> _Information supplied_
+===+

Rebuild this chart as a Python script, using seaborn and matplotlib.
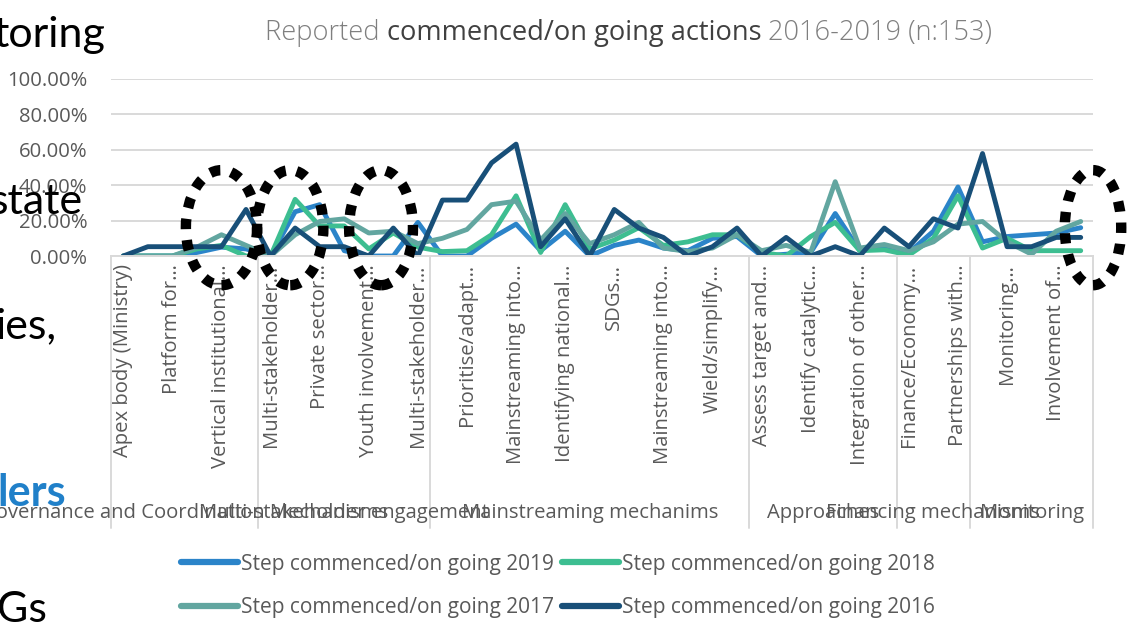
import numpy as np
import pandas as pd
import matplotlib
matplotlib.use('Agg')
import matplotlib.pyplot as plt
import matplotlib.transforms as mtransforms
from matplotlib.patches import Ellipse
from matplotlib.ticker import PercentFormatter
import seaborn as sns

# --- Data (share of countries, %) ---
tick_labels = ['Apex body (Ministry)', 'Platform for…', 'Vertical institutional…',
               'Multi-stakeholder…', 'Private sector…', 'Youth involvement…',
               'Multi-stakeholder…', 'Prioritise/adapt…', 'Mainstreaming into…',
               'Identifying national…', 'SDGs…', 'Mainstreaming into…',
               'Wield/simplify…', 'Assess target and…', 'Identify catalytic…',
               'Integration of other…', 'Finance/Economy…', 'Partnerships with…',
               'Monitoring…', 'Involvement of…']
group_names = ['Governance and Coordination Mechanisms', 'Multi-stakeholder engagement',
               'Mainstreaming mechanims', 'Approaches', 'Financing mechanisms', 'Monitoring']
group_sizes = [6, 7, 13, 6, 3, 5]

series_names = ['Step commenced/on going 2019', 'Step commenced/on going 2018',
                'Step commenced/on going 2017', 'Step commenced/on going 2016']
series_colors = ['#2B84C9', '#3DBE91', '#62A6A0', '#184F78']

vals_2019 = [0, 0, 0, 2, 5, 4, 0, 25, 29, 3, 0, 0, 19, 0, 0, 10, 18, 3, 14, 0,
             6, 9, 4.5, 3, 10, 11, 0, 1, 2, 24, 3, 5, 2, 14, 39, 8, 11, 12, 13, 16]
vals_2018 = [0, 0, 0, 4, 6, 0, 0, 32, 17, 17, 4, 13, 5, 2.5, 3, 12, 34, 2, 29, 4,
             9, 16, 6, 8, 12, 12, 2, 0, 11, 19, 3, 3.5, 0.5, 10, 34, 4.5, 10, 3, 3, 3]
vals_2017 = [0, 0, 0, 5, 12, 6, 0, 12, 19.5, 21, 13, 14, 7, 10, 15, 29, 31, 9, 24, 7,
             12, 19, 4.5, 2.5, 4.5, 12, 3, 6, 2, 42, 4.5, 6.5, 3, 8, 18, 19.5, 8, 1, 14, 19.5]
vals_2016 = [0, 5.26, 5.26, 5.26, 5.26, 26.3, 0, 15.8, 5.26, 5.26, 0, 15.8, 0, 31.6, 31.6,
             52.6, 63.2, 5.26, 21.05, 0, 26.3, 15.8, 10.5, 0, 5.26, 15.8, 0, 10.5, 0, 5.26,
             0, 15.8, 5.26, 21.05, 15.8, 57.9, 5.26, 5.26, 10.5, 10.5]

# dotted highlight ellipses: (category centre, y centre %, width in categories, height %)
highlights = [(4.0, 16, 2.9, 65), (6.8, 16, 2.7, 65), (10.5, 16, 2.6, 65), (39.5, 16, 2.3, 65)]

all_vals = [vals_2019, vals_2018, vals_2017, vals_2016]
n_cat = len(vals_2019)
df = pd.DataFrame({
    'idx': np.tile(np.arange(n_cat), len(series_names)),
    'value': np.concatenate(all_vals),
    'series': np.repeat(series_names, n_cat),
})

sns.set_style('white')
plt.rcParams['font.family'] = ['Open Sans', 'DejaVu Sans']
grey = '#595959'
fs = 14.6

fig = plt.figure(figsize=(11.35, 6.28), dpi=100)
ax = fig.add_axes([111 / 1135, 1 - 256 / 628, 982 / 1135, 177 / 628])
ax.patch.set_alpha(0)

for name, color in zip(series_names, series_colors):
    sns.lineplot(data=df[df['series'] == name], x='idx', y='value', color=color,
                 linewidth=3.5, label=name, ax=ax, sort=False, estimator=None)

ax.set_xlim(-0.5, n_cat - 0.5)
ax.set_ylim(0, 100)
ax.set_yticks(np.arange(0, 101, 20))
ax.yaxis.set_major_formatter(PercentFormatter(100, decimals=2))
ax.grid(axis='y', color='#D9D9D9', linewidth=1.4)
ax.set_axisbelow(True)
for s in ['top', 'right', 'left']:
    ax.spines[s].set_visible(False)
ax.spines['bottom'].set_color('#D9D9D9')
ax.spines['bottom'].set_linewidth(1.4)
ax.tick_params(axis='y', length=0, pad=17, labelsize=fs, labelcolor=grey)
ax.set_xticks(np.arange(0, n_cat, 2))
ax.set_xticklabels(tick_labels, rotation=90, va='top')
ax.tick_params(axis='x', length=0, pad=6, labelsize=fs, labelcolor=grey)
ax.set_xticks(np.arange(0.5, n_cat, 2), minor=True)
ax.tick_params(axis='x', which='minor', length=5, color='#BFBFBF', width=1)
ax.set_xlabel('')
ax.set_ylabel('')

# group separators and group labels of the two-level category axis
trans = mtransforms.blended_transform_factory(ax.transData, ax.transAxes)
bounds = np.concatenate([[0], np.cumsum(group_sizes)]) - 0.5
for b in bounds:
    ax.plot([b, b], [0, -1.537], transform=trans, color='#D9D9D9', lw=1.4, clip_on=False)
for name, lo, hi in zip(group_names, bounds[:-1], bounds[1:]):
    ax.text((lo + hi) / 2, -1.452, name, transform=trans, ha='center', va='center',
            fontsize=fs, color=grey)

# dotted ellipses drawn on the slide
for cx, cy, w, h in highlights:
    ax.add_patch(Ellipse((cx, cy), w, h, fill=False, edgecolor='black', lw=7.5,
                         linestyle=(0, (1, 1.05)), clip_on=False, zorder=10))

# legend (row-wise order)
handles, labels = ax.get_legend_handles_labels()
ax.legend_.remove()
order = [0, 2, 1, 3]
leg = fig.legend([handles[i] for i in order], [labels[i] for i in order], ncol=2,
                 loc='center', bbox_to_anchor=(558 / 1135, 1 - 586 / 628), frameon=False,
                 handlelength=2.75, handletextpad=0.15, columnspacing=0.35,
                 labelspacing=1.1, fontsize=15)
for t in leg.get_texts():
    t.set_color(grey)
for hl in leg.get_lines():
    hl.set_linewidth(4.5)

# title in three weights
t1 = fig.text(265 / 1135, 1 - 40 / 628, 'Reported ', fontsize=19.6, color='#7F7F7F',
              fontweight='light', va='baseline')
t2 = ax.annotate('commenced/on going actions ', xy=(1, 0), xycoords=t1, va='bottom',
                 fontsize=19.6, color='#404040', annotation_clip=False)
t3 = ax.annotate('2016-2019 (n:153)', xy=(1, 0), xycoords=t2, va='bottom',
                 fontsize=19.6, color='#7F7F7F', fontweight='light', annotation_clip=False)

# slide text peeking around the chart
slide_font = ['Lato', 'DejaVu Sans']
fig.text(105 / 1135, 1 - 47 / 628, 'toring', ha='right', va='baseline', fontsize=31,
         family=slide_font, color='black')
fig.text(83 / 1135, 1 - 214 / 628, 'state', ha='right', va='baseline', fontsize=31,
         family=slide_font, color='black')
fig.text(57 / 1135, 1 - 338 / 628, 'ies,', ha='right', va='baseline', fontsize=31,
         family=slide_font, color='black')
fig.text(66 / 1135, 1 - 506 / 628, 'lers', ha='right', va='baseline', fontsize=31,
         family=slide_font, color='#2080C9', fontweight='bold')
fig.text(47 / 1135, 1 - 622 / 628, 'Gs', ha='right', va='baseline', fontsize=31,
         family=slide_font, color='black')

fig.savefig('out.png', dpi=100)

+===+

> _Given instruction_
Among the lines of the material above, how many include the string "chart"? Report only that number.

> _Exercise solution_
2